Reproduce the listing below without changes, except that pictures are left out.

##### Data section

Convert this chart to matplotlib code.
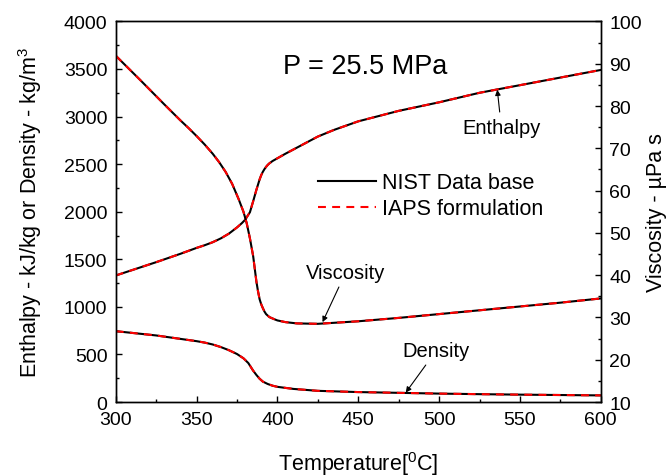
import matplotlib
matplotlib.use("Agg")
import matplotlib.pyplot as plt
from matplotlib.ticker import MultipleLocator

plt.rcParams['font.family'] = ['Liberation Sans', 'DejaVu Sans']
plt.rcParams['mathtext.fontset'] = 'custom'
plt.rcParams['mathtext.rm'] = 'Liberation Sans'

# Enthalpy (kJ/kg), left axis
temp_h = [300, 325, 340, 350, 355, 360, 365, 370, 375, 378, 380, 383, 385, 387, 389, 390, 391,
          392, 393, 394, 395, 397, 400, 405, 410, 425, 435, 450, 475, 500, 525, 550, 575, 600]
enthalpy = [1330, 1470, 1558, 1620, 1648, 1680, 1720, 1770, 1835, 1880, 1915, 1995, 2110, 2230, 2340, 2385, 2420,
            2448, 2472, 2492, 2508, 2533, 2562, 2610, 2655, 2790, 2860, 2950, 3060, 3150, 3250, 3330, 3410, 3490]

# Density (kg/m3), left axis
temp_rho = [300, 325, 350, 355, 360, 365, 370, 375, 379, 382, 385, 387, 389, 391, 394, 397,
            400, 410, 425, 450, 475, 500, 525, 550, 575, 600]
density = [745, 700, 640, 625, 605, 578, 545, 505, 460, 410, 330, 285, 245, 215, 190, 172,
           160, 138, 118, 105, 97, 89, 83, 78, 74, 70]

# Viscosity (uPa s), right axis
temp_mu = [300, 315, 330, 340, 345, 350, 355, 360, 364, 368, 372, 376, 379, 381, 383, 385, 386, 387, 388,
           389, 390, 391, 392, 393, 395, 398, 400, 405, 412, 425, 450, 475, 500, 525, 550, 575, 600]
viscosity = [91.9, 86.2, 80.4, 76.6, 74.8, 72.9, 70.9, 68.7, 66.7, 64.4, 61.6, 58.0, 55.0, 52.3, 48.7, 44.5, 41.5, 38.5, 36.2,
             34.3, 33.1, 32.2, 31.4, 30.8, 30.1, 29.6, 29.3, 28.9, 28.6, 28.5, 29.1, 29.9, 30.8, 31.7, 32.6, 33.5, 34.5]

# the IAPS formulation lies on top of the NIST values
iaps_enthalpy = enthalpy
iaps_density = density
iaps_viscosity = viscosity

fig, ax = plt.subplots(figsize=(6.69, 4.77), dpi=100)
fig.subplots_adjust(left=0.173, right=0.898, bottom=0.155, top=0.953)
ax2 = ax.twinx()

dash = (0, (3.8, 3.0))
lw = 1.5
l1, = ax.plot(temp_h, enthalpy, color='black', lw=lw, label='NIST Data base')
ax.plot(temp_rho, density, color='black', lw=lw)
ax2.plot(temp_mu, viscosity, color='black', lw=lw)
l2, = ax.plot(temp_h, iaps_enthalpy, color='red', lw=lw, ls=dash, label='IAPS formulation')
ax.plot(temp_rho, iaps_density, color='red', lw=lw, ls=dash)
ax2.plot(temp_mu, iaps_viscosity, color='red', lw=lw, ls=dash)

ax.set_xlim(300, 600)
ax.set_ylim(0, 4000)
ax2.set_ylim(10, 100)
ax.xaxis.set_major_locator(MultipleLocator(50))
ax.xaxis.set_minor_locator(MultipleLocator(25))
ax.yaxis.set_major_locator(MultipleLocator(500))
ax.yaxis.set_minor_locator(MultipleLocator(250))
ax2.yaxis.set_major_locator(MultipleLocator(10))
ax2.yaxis.set_minor_locator(MultipleLocator(5))

ax.tick_params(axis='both', which='both', direction='in', labelsize=14, width=1.0)
ax.tick_params(which='major', length=4)
ax.tick_params(which='minor', length=2.5)
ax.tick_params(axis='y', pad=6)
ax.tick_params(axis='x', pad=6.5)
ax2.tick_params(axis='y', which='both', direction='in', labelsize=14, width=1.0, pad=6)
ax2.tick_params(which='major', length=4)
ax2.tick_params(which='minor', length=2.5)
for a in (ax, ax2):
    for s in a.spines.values():
        s.set_linewidth(1.0)

ax.set_xlabel(r'Temperature[$^\mathrm{0}$C]', fontsize=15.5, labelpad=15)
ax.set_ylabel(r'Enthalpy - kJ/kg or Density - kg/m$^\mathrm{3}$', fontsize=15.5, labelpad=14)
ax2.set_ylabel('Viscosity - µPa s', fontsize=15.5, labelpad=3)

ax.text(454, 3530, 'P = 25.5 MPa', fontsize=19.5, ha='center', va='center')

arrow = dict(arrowstyle='-|>', color='black', lw=0.8, mutation_scale=8, shrinkA=2, shrinkB=0)
ax.annotate('Enthalpy', xy=(536, 3282), xytext=(538.5, 2890), fontsize=14.5,
            ha='center', va='center', arrowprops=arrow)
ax.annotate('Density', xy=(479.4, 100), xytext=(498.3, 542), fontsize=14.5,
            ha='center', va='center', arrowprops=arrow)
ax2.annotate('Viscosity', xy=(427.9, 28.9), xytext=(442.3, 40.7), fontsize=14.5,
             ha='center', va='center', arrowprops=arrow)

ax2.legend(handles=[l1, l2], loc='center left', bbox_to_anchor=(0.4165, 0.542),
           frameon=False, fontsize=15.5, handlelength=2.7, handletextpad=0.3,
           labelspacing=0.25, borderpad=0, borderaxespad=0)

fig.savefig('out.png', dpi=100)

##########

**The answer:**
Convert this chart to matplotlib code.
import matplotlib
matplotlib.use("Agg")
import matplotlib.pyplot as plt
from matplotlib.ticker import MultipleLocator

plt.rcParams['font.family'] = ['Liberation Sans', 'DejaVu Sans']
plt.rcParams['mathtext.fontset'] = 'custom'
plt.rcParams['mathtext.rm'] = 'Liberation Sans'

# Enthalpy (kJ/kg), left axis
temp_h = [300, 325, 340, 350, 355, 360, 365, 370, 375, 378, 380, 383, 385, 387, 389, 390, 391,
          392, 393, 394, 395, 397, 400, 405, 410, 425, 435, 450, 475, 500, 525, 550, 575, 600]
enthalpy = [1330, 1470, 1558, 1620, 1648, 1680, 1720, 1770, 1835, 1880, 1915, 1995, 2110, 2230, 2340, 2385, 2420,
            2448, 2472, 2492, 2508, 2533, 2562, 2610, 2655, 2790, 2860, 2950, 3060, 3150, 3250, 3330, 3410, 3490]

# Density (kg/m3), left axis
temp_rho = [300, 325, 350, 355, 360, 365, 370, 375, 379, 382, 385, 387, 389, 391, 394, 397,
            400, 410, 425, 450, 475, 500, 525, 550, 575, 600]
density = [745, 700, 640, 625, 605, 578, 545, 505, 460, 410, 330, 285, 245, 215, 190, 172,
           160, 138, 118, 105, 97, 89, 83, 78, 74, 70]

# Viscosity (uPa s), right axis
temp_mu = [300, 315, 330, 340, 345, 350, 355, 360, 364, 368, 372, 376, 379, 381, 383, 385, 386, 387, 388,
           389, 390, 391, 392, 393, 395, 398, 400, 405, 412, 425, 450, 475, 500, 525, 550, 575, 600]
viscosity = [91.9, 86.2, 80.4, 76.6, 74.8, 72.9, 70.9, 68.7, 66.7, 64.4, 61.6, 58.0, 55.0, 52.3, 48.7, 44.5, 41.5, 38.5, 36.2,
             34.3, 33.1, 32.2, 31.4, 30.8, 30.1, 29.6, 29.3, 28.9, 28.6, 28.5, 29.1, 29.9, 30.8, 31.7, 32.6, 33.5, 34.5]

# the IAPS formulation lies on top of the NIST values
iaps_enthalpy = enthalpy
iaps_density = density
iaps_viscosity = viscosity

fig, ax = plt.subplots(figsize=(6.69, 4.77), dpi=100)
fig.subplots_adjust(left=0.173, right=0.898, bottom=0.155, top=0.953)
ax2 = ax.twinx()

dash = (0, (3.8, 3.0))
lw = 1.5
l1, = ax.plot(temp_h, enthalpy, color='black', lw=lw, label='NIST Data base')
ax.plot(temp_rho, density, color='black', lw=lw)
ax2.plot(temp_mu, viscosity, color='black', lw=lw)
l2, = ax.plot(temp_h, iaps_enthalpy, color='red', lw=lw, ls=dash, label='IAPS formulation')
ax.plot(temp_rho, iaps_density, color='red', lw=lw, ls=dash)
ax2.plot(temp_mu, iaps_viscosity, color='red', lw=lw, ls=dash)

ax.set_xlim(300, 600)
ax.set_ylim(0, 4000)
ax2.set_ylim(10, 100)
ax.xaxis.set_major_locator(MultipleLocator(50))
ax.xaxis.set_minor_locator(MultipleLocator(25))
ax.yaxis.set_major_locator(MultipleLocator(500))
ax.yaxis.set_minor_locator(MultipleLocator(250))
ax2.yaxis.set_major_locator(MultipleLocator(10))
ax2.yaxis.set_minor_locator(MultipleLocator(5))

ax.tick_params(axis='both', which='both', direction='in', labelsize=14, width=1.0)
ax.tick_params(which='major', length=4)
ax.tick_params(which='minor', length=2.5)
ax.tick_params(axis='y', pad=6)
ax.tick_params(axis='x', pad=6.5)
ax2.tick_params(axis='y', which='both', direction='in', labelsize=14, width=1.0, pad=6)
ax2.tick_params(which='major', length=4)
ax2.tick_params(which='minor', length=2.5)
for a in (ax, ax2):
    for s in a.spines.values():
        s.set_linewidth(1.0)

ax.set_xlabel(r'Temperature[$^\mathrm{0}$C]', fontsize=15.5, labelpad=15)
ax.set_ylabel(r'Enthalpy - kJ/kg or Density - kg/m$^\mathrm{3}$', fontsize=15.5, labelpad=14)
ax2.set_ylabel('Viscosity - µPa s', fontsize=15.5, labelpad=3)

ax.text(454, 3530, 'P = 25.5 MPa', fontsize=19.5, ha='center', va='center')

arrow = dict(arrowstyle='-|>', color='black', lw=0.8, mutation_scale=8, shrinkA=2, shrinkB=0)
ax.annotate('Enthalpy', xy=(536, 3282), xytext=(538.5, 2890), fontsize=14.5,
            ha='center', va='center', arrowprops=arrow)
ax.annotate('Density', xy=(479.4, 100), xytext=(498.3, 542), fontsize=14.5,
            ha='center', va='center', arrowprops=arrow)
ax2.annotate('Viscosity', xy=(427.9, 28.9), xytext=(442.3, 40.7), fontsize=14.5,
             ha='center', va='center', arrowprops=arrow)

ax2.legend(handles=[l1, l2], loc='center left', bbox_to_anchor=(0.4165, 0.542),
           frameon=False, fontsize=15.5, handlelength=2.7, handletextpad=0.3,
           labelspacing=0.25, borderpad=0, borderaxespad=0)

fig.savefig('out.png', dpi=100)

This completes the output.